Companies that recognise this opportunity early will have access to a pipeline of motivated, creative, and resilient talent that their competitors are ignoring. These students have already proven they can overcome obstacles and think independently. That's exactly what you want in a team member.
The Future Starts With the Excluded
Wolverhampton's School of Coding and AI isn't just helping individual students — it's providing a blueprint for fixing one of the most broken aspects of British society. We've created an education system that identifies our most creative and independent thinkers, labels them as problems, and pushes them out. Then we wonder why we have a skills shortage and lack innovation.
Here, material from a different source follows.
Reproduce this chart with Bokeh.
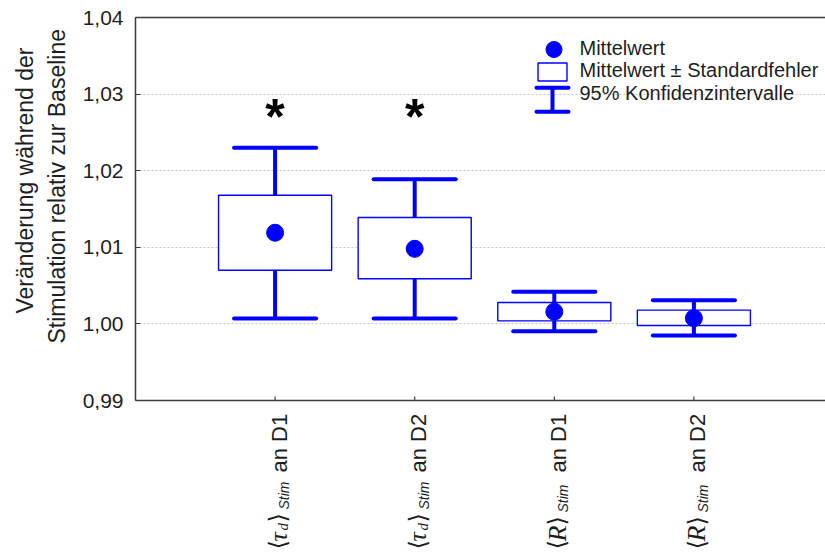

The students thriving in Wolverhampton aren't succeeding despite being excluded — they're succeeding because someone finally recognised their potential and gave them the right environment to flourish. This should be a wake-up call for anyone who cares about Britain's digital future. The revolution won't come from the comfortable middle classes who never questioned the system. It'll come from the kids who were brave enough to reject it and smart enough to find a better way.